Although the museum is admitting guests again, that doesn’t necessarily mean that you and your dozen closest friends can all gather ass-to-elbows seven days a week to admire Georgia O’Keeffe’s stunning abstractions of American iconography. In accordance with guidelines from the CDC, The Met will limit the number of visitors to 25 percent of the normal capacity in order to maintain safe social distancing, implement more intense cleaning procedures, and require that all guests and employees wear masks inside of the museum. In addition, to accommodate the robust cleaning efforts, the museum will only be open five days a week, from Thursday to Monday and will operate on a limited schedule on those days (10 am-5 pm on Saturday, Sunday Monday; noon-7 pm on Thursday and Friday). Beyond The Met, the Cloisters is set to reopen sometime in September. 

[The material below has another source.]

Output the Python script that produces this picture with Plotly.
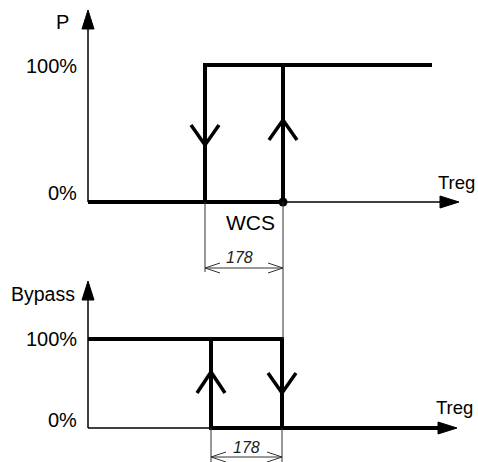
import plotly.graph_objects as go

W, H = 478, 462
OFF = 0          # body margin is removed in the page (see write_html)
FONT = "Liberation Sans, Arial, sans-serif"
INK = "#000000"
DIM = "#333333"

# ── Data: Treg in diagram units measured from the vertical axis ────
WCS = 195             # switching point (dot on the P axis)
HYST_LABEL = "178"    # text written on the dimension lines

P_RISE_T = [0, 195, 195, 344]
P_RISE_V = [0, 0, 100, 100]
P_FALL_T = [344, 117, 117, 0]
P_FALL_V = [100, 100, 0, 0]

BYP_RISE_T = [0, 194, 194, 352]
BYP_RISE_V = [100, 100, 0, 0]
BYP_FALL_T = [352, 123, 123, 0]
BYP_FALL_V = [0, 0, 100, 100]

LEVELS = [0, 100]
LEVEL_LABELS = ["0%", "100%"]

# ── Panel geometry (page pixels) ──────────────────────────────────
X0 = 88
SPLIT = 278
TOP = dict(zero=202, full=65, dom=(OFF, SPLIT), xa="x", ya="y")
BOT = dict(zero=428, full=339, dom=(SPLIT, H + OFF), xa="x2", ya="y2")


def sc(p):
    return (p["zero"] - p["full"]) / 100.0


def pv(p, py):
    """page pixel row -> percent value of that panel"""
    return (p["zero"] - py) / sc(p)


def tv(px):
    return px - X0


fig = go.Figure()


def line(p, xs, ys, width, color=INK):
    fig.add_trace(go.Scatter(
        x=xs, y=ys, mode="lines", xaxis=p["xa"], yaxis=p["ya"],
        line=dict(color=color, width=width), hoverinfo="skip", showlegend=False,
    ))


def head(p, tip_px, tip_py, direction, length=19, half=6):
    """filled triangle arrow head for the axes"""
    if direction == "right":
        pts = [(tip_px, tip_py), (tip_px - length, tip_py - half), (tip_px - length, tip_py + half)]
    else:
        pts = [(tip_px, tip_py), (tip_px - half, tip_py + length), (tip_px + half, tip_py + length)]
    pts.append(pts[0])
    fig.add_trace(go.Scatter(
        x=[tv(a) for a, b in pts], y=[pv(p, b) for a, b in pts],
        mode="lines", fill="toself", fillcolor=INK, line=dict(color=INK, width=1),
        xaxis=p["xa"], yaxis=p["ya"], hoverinfo="skip", showlegend=False,
    ))


def chevron(p, t, vertex_py, direction, half=14, height=20, width=3.5, color=INK):
    dy = height if direction == "up" else -height
    pys = [vertex_py + dy, vertex_py, vertex_py + dy]
    line(p, [t - half, t, t + half], [pv(p, y) for y in pys], width, color)


def dim_arrow(p, t_from, t_to, py, color=DIM):
    line(p, [t_from, t_to], [pv(p, py)] * 2, 1, color)
    for tip, s in ((t_from, 1), (t_to, -1)):
        line(p, [tip + s * 15, tip, tip + s * 15],
             [pv(p, py - 5), pv(p, py), pv(p, py + 5)], 1, color)


# ── Top panel: P ──────────────────────────────────────────────────
line(TOP, [0, tv(441)], [0, 0], 1.5)
line(TOP, [0, 0], [0, pv(TOP, 28)], 1.5)
head(TOP, 459, TOP["zero"], "right")
head(TOP, X0, 10, "up")
line(TOP, P_RISE_T, P_RISE_V, 4)
line(TOP, P_FALL_T, P_FALL_V, 4)
chevron(TOP, P_FALL_T[1], 145, "down")
chevron(TOP, P_RISE_T[1], 120, "up")
fig.add_trace(go.Scatter(
    x=[WCS], y=[0], mode="markers", marker=dict(color=INK, size=9),
    xaxis="x", yaxis="y", hoverinfo="skip", showlegend=False,
))

# dimension lines (top)
line(TOP, [P_FALL_T[1]] * 2, [0, pv(TOP, 272)], 1, DIM)
line(TOP, [WCS] * 2, [0, pv(TOP, SPLIT + 5)], 1, DIM)
dim_arrow(TOP, P_FALL_T[1], WCS, 268)

# ── Bottom panel: Bypass ──────────────────────────────────────────
line(BOT, [0, tv(440)], [0, 0], 1.5)
line(BOT, [0, 0], [0, pv(BOT, 298)], 1.5)
head(BOT, 457, BOT["zero"], "right")
head(BOT, X0, 281, "up")
line(BOT, BYP_RISE_T, BYP_RISE_V, 4)
line(BOT, BYP_FALL_T, BYP_FALL_V, 4)
chevron(BOT, BYP_FALL_T[1], 372, "up", height=21)
chevron(BOT, BYP_RISE_T[1], 393, "down")

line(BOT, [WCS] * 2, [pv(BOT, SPLIT - 5), 100], 1, DIM)
for t in (BYP_FALL_T[1], BYP_RISE_T[1]):
    line(BOT, [t] * 2, [0, pv(BOT, 475)], 1, DIM)
dim_arrow(BOT, BYP_FALL_T[1], BYP_RISE_T[1], 457)


# ── Text (page pixel positions) ───────────────────────────────────
def text(s, px, py, xanchor="center", size=20, italic=False, color=INK):
    fig.add_annotation(
        text=f"<i>{s}</i>" if italic else s,
        x=(px - OFF) / W, y=1 - (py - OFF) / H,
        xref="paper", yref="paper", xanchor=xanchor, yanchor="middle",
        showarrow=False, font=dict(family=FONT, size=size, color=color),
    )


text("P", 62, 22)
text("Bypass", 77, 294, xanchor="right", size=19.5)
text("Treg", 436, 182, xanchor="left", size=18.5)
text("Treg", 434, 407, xanchor="left", size=18.5)
text("WCS", 250, 223, size=21)
for lbl, py in zip(LEVEL_LABELS, (193, 66)):
    text(lbl, 79, py, xanchor="right")
for lbl, py in zip(LEVEL_LABELS, (420, 339)):
    text(lbl, 79, py, xanchor="right")
text(HYST_LABEL, X0 + (P_FALL_T[1] + WCS) / 2 - 5, 257, size=16, italic=True, color="#222")
text(HYST_LABEL, X0 + (BYP_FALL_T[1] + BYP_RISE_T[1]) / 2, 447, size=16, italic=True, color="#222")


def yaxis(p):
    d0, d1 = p["dom"]
    return dict(range=[pv(p, d1), pv(p, d0)],
                domain=[1 - (d1 - OFF) / H, 1 - (d0 - OFF) / H],
                visible=False, fixedrange=True)


xax = dict(range=[tv(OFF), tv(W + OFF)], domain=[0, 1], visible=False, fixedrange=True)
fig.update_layout(
    width=W, height=H,
    margin=dict(l=0, r=0, t=0, b=0),
    plot_bgcolor="white", paper_bgcolor="white",
    xaxis=dict(xax, anchor="y"), yaxis=dict(yaxis(TOP), anchor="x"),
    xaxis2=dict(xax, anchor="y2"), yaxis2=dict(yaxis(BOT), anchor="x2"),
    showlegend=False,
)

fig.write_html(
    "out.html",
    config={"displayModeBar": False},
    post_script="document.body.style.margin='0';document.body.style.overflow='hidden';",
)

When visitors return, they’ll be greeted by a host of new exhibitions. Most notable, Making The Met, 1870–2020, the centerpiece of the museum’s 150th anniversary retrospective, will be on display. While tours, events, concerts and talks have all been nixed for the remainder of the year, the museum still plans on throwing belated anniversary celebrations next year. The chance to once again go to The Met is undoubtedly exciting and a sign of progress towards normalcy, but the museum will still have to contend with one final issue: how can they regain our trust that their art is actually art and not just cake?